View Full Version : Suggestions for Name Algorithm


Lightwave
03-30-2009, 02:07 AM
Dear All

I was wondering if anyone can point me in the direction of any algorithms that would convert a name eg

Barack Obama

into a number eg

345

In some of the sports races I've been timing we sometimes number the competitors and it would be useful if the numbering had some hard relationship to the person rather than just through a stored database somewhere.

Might be a bad idea but thought I'd investigate it anyway

adamcoppard
03-30-2009, 02:31 AM
I seem to remember (but can't remember what it's called!) a way of converting alphabetical data, into numerical data.
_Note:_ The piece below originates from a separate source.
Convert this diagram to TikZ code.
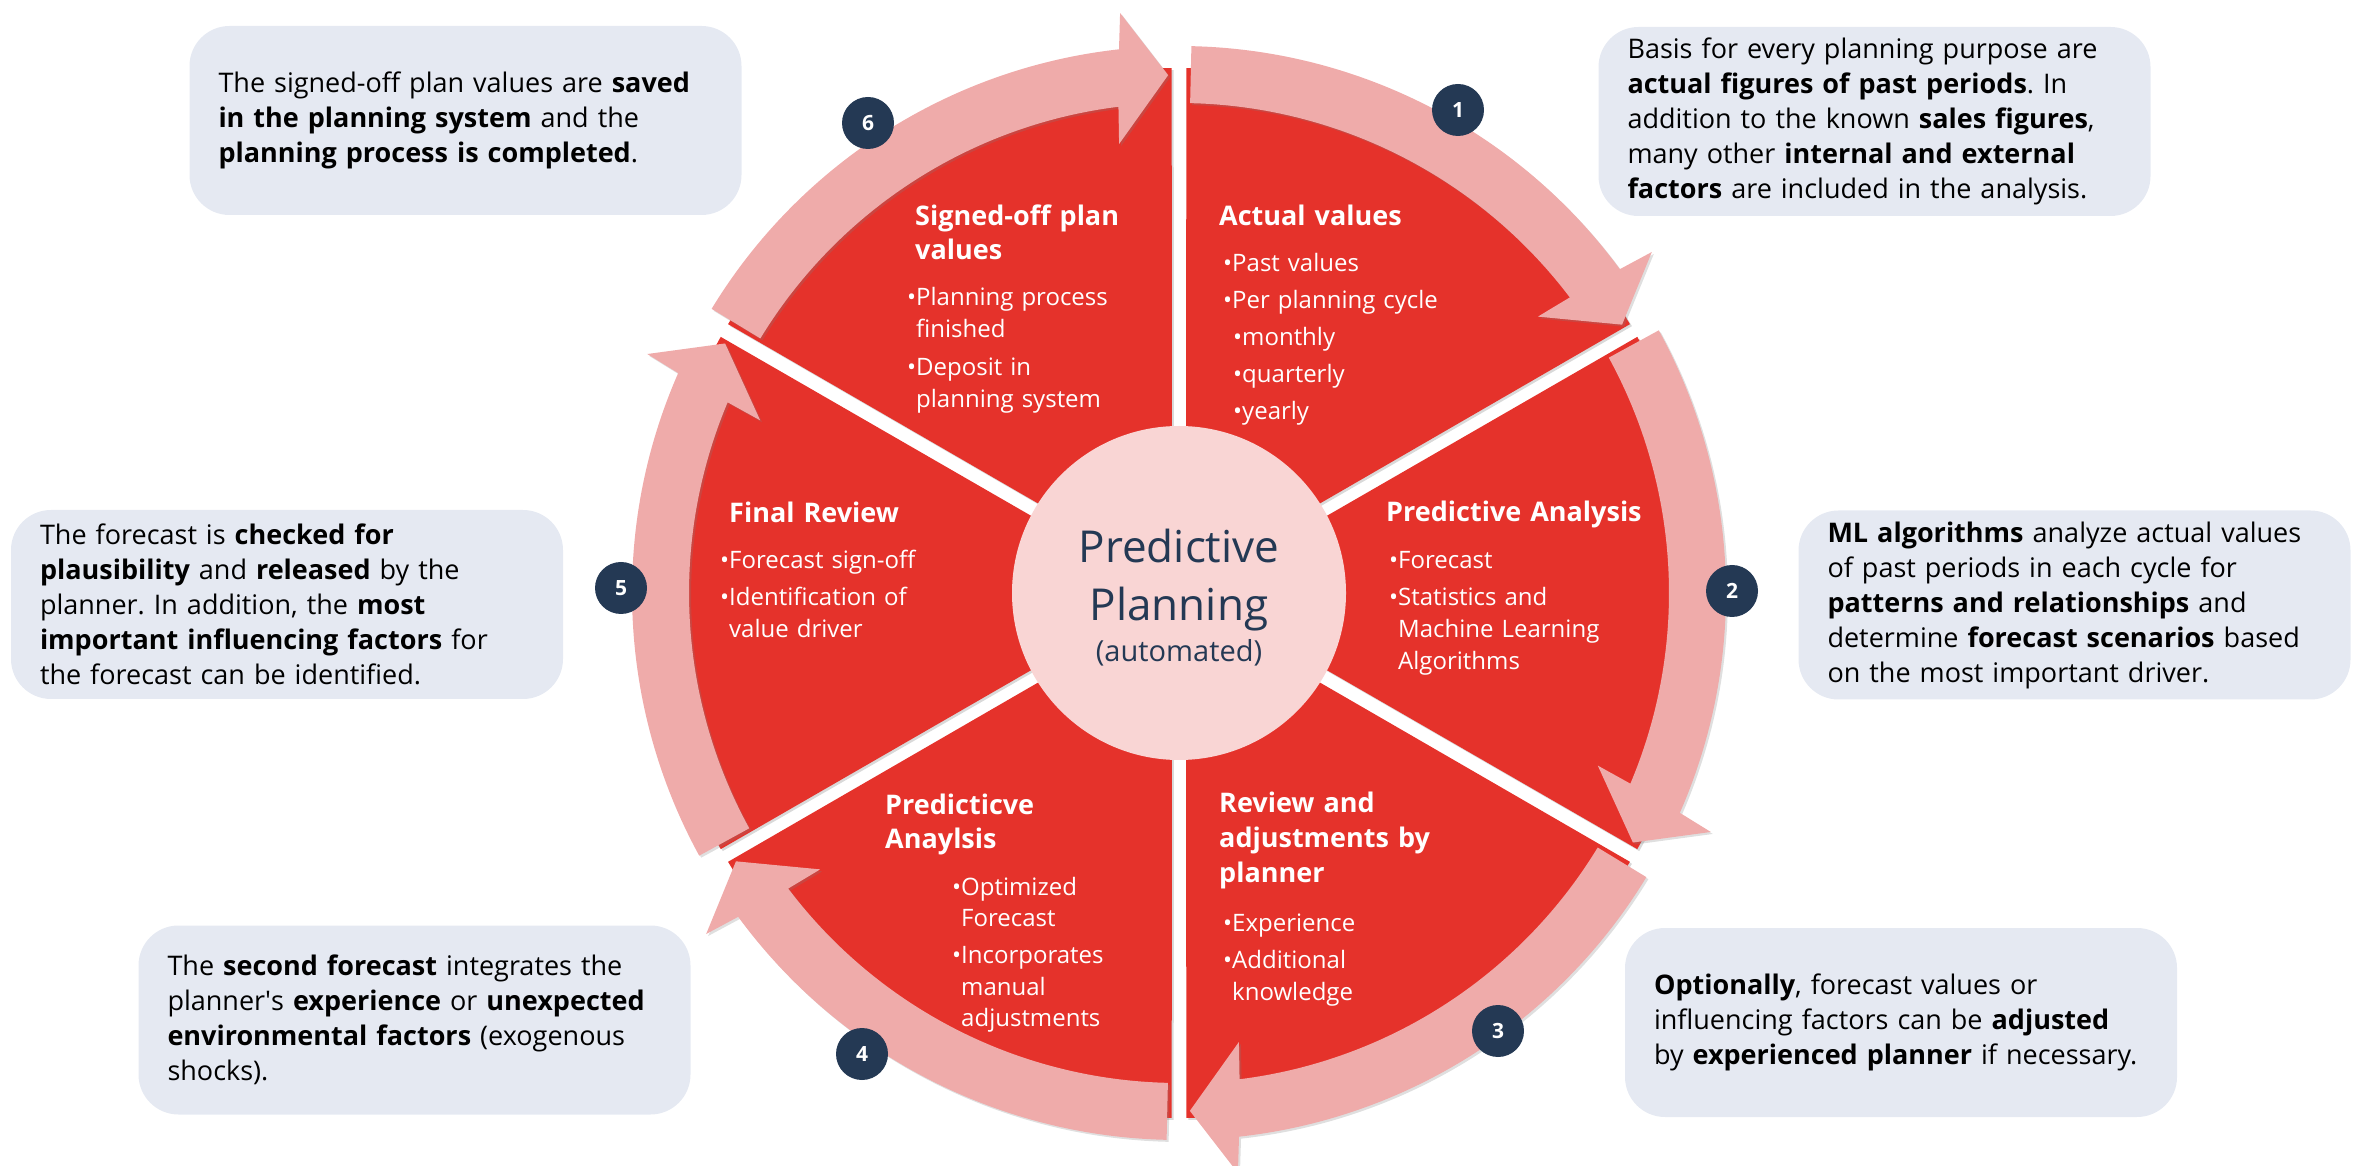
\documentclass[tikz,border=0pt]{standalone}
\usepackage{fontspec}
\setmainfont{Open Sans}
\usetikzlibrary{calc,shadows}
\definecolor{segred}{HTML}{E5322B}
\definecolor{arrpink}{HTML}{EFABAA}
\definecolor{hubpink}{HTML}{F9D5D4}
\definecolor{navy}{HTML}{243954}
\definecolor{notegray}{HTML}{E5E9F2}
\hyphenpenalty=10000
\frenchspacing
\newcommand\dotitem{\leavevmode\llap{•}}
\tikzset{
  seg/.style={fill=segred,drop shadow={shadow xshift=2pt,shadow yshift=-2pt,opacity=.3}},
  arr/.style={fill=arrpink,drop shadow={shadow xshift=2pt,shadow yshift=-2pt,opacity=.25}},
  num/.style={circle,fill=navy,text=white,inner sep=0pt,minimum size=52pt,font=\fontsize{21}{21}\selectfont\bfseries},
  hub/.style={circle,fill=hubpink,inner sep=0pt,minimum size=334pt},
  hubtxt/.style={anchor=base,text=navy,inner sep=0pt},
  segtitle/.style={anchor=base west,text=white,inner sep=0pt,text width=330pt,align=left,font=\fontsize{27}{34}\selectfont\bfseries},
  segitems/.style={anchor=base west,text=white,inner sep=0pt,text width=300pt,align=left,font=\fontsize{24}{32}\selectfont},
  note/.style={fill=notegray,rounded corners=40pt,inner xsep=29pt,inner ysep=0pt,text width=494pt,minimum height=189pt,align=left,font=\fontsize{27}{35}\selectfont}
}
\begin{document}
\begin{tikzpicture}[x=1pt,y=1pt]
    \useasboundingbox (0,0) rectangle (2357,1165);
    \coordinate (c) at (1179,572);
    \foreach \a in {90,30,-30,-90,-150,-210}
        \fill[seg] ($(c)+(\a-30:14)$)--($(c)+(\a-0.8:525)$)arc[start angle=\a-0.8,end angle=\a-59.2,radius=525]--cycle;
    \foreach \a in {90,30,-30,-90,-150,-210}{
        \pgfmathsetmacro\angA{\a-1.3}\pgfmathsetmacro\angB{\a-58.8}
        \fill[arr] ($(c)+(\angA:547)$)arc[start angle=\angA,end angle=\angB+5.1,radius=547]
            --($(c)+(\angB+4.6:583)$)--($(c)+(\angB:518)$)--($(c)+(\angB+6.4:453)$)
            --($(c)+(\angB+5.9:490)$)arc[start angle=\angB+5.9,end angle=\angA,radius=490]--cycle;
    }
    \node[num] (n1) at (1458,1055) {1};
    \node[num] (n2) at (1732,574) {2};
    \node[num] (n3) at (1498,134) {3};
    \node[num] (n4) at (862,111) {4};
    \node[num] (n5) at (621,577) {5};
    \node[num] (n6) at (868,1042) {6};
    \node[hub] (hub) at (c) {};
    \node[hubtxt,font=\fontsize{44}{44}\selectfont] (hubA) at (1179,602) {Predictive};
    \node[hubtxt,font=\fontsize{44}{44}\selectfont] (hubB) at (1179,544) {Planning};
    \node[hubtxt,font=\fontsize{29}{29}\selectfont] (hubC) at (1179,503) {(automated)};
    \node[segtitle] (s1) at (1219,939) {Actual values};
    \node[segitems] (i1) at (1232,893) {\dotitem Past values\\[5pt]\dotitem Per planning cycle\\[5pt]
        \hspace*{10pt}\dotitem monthly\\[5pt]\hspace*{10pt}\dotitem quarterly\\[5pt]\hspace*{10pt}\dotitem yearly};
    \node[segtitle] (s2) at (1386,643) {Predictive Analysis};
    \node[segitems] (i2) at (1398,596) {\dotitem Forecast\\[5pt]\dotitem Statistics and\\Machine Learning\\Algorithms};
    \node[segtitle,font=\fontsize{27}{35}\selectfont\bfseries] (s3) at (1219,352) {Review and\\adjustments by\\planner};
    \node[segitems] (i3) at (1232,234) {\dotitem Experience\\[5pt]\dotitem Additional\\knowledge};
    \node[segtitle] (s4) at (885,350) {Predicticve\\Anaylsis};
    \node[segitems] (i4) at (961,270) {\dotitem Optimized\\Forecast\\[4pt]\dotitem Incorporates\\manual\\adjustments};
    \node[segtitle] (s5) at (729,642) {Final Review};
    \node[segitems] (i5) at (729,596) {\dotitem Forecast sign-off\\[5pt]\dotitem Identification of\\value driver};
    \node[segtitle] (s6) at (915,939) {Signed-off plan\\values};
    \node[segitems] (i6) at (916,859) {\dotitem Planning process\\finished\\[6pt]\dotitem Deposit in\\planning system};
    \node[note] (d1) at (1874.5,1043.5) {Basis for every planning purpose are\\\textbf{actual figures of past periods}. In\\addition to the known \textbf{sales figures},\\many other \textbf{internal and external}\\\textbf{factors} are included in the analysis.};
    \node[note] (d2) at (2074.5,560) {\textbf{ML algorithms} analyze actual values\\of past periods in each cycle for\\\textbf{patterns and relationships} and\\determine \textbf{forecast scenarios} based\\on the most important driver.};
    \node[note] (d3) at (1901,142.5) {\textbf{Optionally}, forecast values or\\influencing factors can be \textbf{adjusted}\\by \textbf{experienced planner} if necessary.};
    \node[note] (d4) at (414.5,145) {The \textbf{second forecast} integrates the\\planner\textquotesingle s \textbf{experience} or \textbf{unexpected}\\\textbf{environmental factors} (exogenous\\shocks).};
    \node[note] (d5) at (287,560.5) {The forecast is \textbf{checked for}\\\textbf{plausibility} and \textbf{released} by the\\planner. In addition, the \textbf{most}\\\textbf{important influencing factors} for\\the forecast can be identified.};
    \node[note] (d6) at (465.5,1044.5) {The signed-off plan values are \textbf{saved}\\\textbf{in the planning system} and the\\\textbf{planning process is completed}.};
\end{tikzpicture}
\end{document}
I can't remember what it's called, but I'll have a Google. Unless, you use each persons UID as their competitor number aswell?

gemma-the-husky
03-30-2009, 02:48 AM
what you need is called a hashing function, i think

you need something that examines and processes each character, one at a time

the problem is that you need an algorithm that will generate a unique result, as otherwise any anagram of a name will give the same result, as well as probably many other names - so it certainly wont produce a small number such as 345. (although the videoplus system seems to produce some surprisngly small numbers at times)

[edited - ive just checked - a hashing function genarally generates a limited number of possible values for a given hash (termed a bucket) - so you then need a way of distinguishing the selection from the candidate values - wikipedia article was interesting and thorough

i suppose one way of doing this would be to take just the first two chars of each name BaOb - and convert these to a number in some way eg
alphabetposition(first letter)*1 + alphabetposition(secondletter)*2 + + alphabetposition(thirdletter)*3 + + alphabetposition(fourthletter)*4
it just depends how often somethingl ike this produces the same hashed value for different names - and how you THEN distinguish between them.

ie if Barack Obama generates 345, fine - but
if Tommy Smith then also generates 345, how do you resolve the clash?

Dennisk
04-02-2009, 04:54 AM
its called soundex. here is an example and a helper function


Function Soundex(LastName As String)

Dim i As Integer, j As Integer, Str_Len As Integer
Dim SCode As String, PrevCode As String, strResult As String, CharTemp As String * 1

If LastName = "" Then
Soundex = ""
Exit Function
End If

If Len(LastName) < 3 Then
Soundex = LastName
Exit Function
End If

LastName = Get_Name(LastName)
Str_Len = Len(LastName)

j = 0
i = 0
PrevCode = "0"
Do While (i < Str_Len And j < 4)
i = i + 1

CharTemp = Mid$(LastName, i, 1)

Select Case CharTemp
Case "R"
SCode = "6"
Case "M", "N"
SCode = "5"
Case "L"
SCode = "4"
Case "D", "T"
SCode = "3"
Case "C", "G", "J", "K", "Q", "S", "X", "Z"
SCode = "2"
Case "B", "F", "P", "V"
SCode = "1"
Case Else
SCode = "0"
End Select

If CharTemp = "H" Or CharTemp = "W" Then
SCode = PrevCode
End If

If (SCode > "0" Or j = 0) Then
If (SCode <> PrevCode Or j = 0) Then
strResult = strResult + SCode
j = j + 1
End If
End If

If j = 0 Then
j = j + 1
End If

PrevCode = SCode
Loop

i = j
Do While (i <= 4)
strResult = strResult + "0"
i = i + 1
Loop

Soundex = Left(LastName, 1) + Mid$(strResult, 2, 3)

End Function


'------------------------------------------------
' |
' This function gets the name and cleans it up |
' so that it can be soundexed. |
' |
'------------------------------------------------

Function Get_Name(inLastName As String) As String
Dim i As Integer, Str_Len As Integer
Dim LastName As String, Str1 As String, Str2 As String, ch As String * 1, inString As String

inString = UCase$(Trim(inLastName))
Str_Len = Len(inString)

If (Mid$(inString, 1, 3) = "ST.") Then
inString = "SAINT" + Right$(inString, Str_Len - 3)
Str_Len = Str_Len + 2
End If

If (Mid$(inString, 1, 3) = "ST ") Then
inString = "SAINT" + Right$(inString, Str_Len - 3)
Str_Len = Str_Len + 2
End If

For i = 1 To Str_Len
ch = Mid$(inString, i, 1)

If (ch >= "A" And ch <= "Z") Then
LastName = LastName + ch
End If

If ch = "," Then
i = Str_Len
End If

Next i

Get_Name = LastName

End Function

Atomic Shrimp
04-03-2009, 04:43 AM
Soundex is really cool - the algorithm is nearly a century old

It also won't generate unique values though - in fact, there isn't going to be an algorithm that generates unique, shorter output for every possible input (Shannon's Theorem).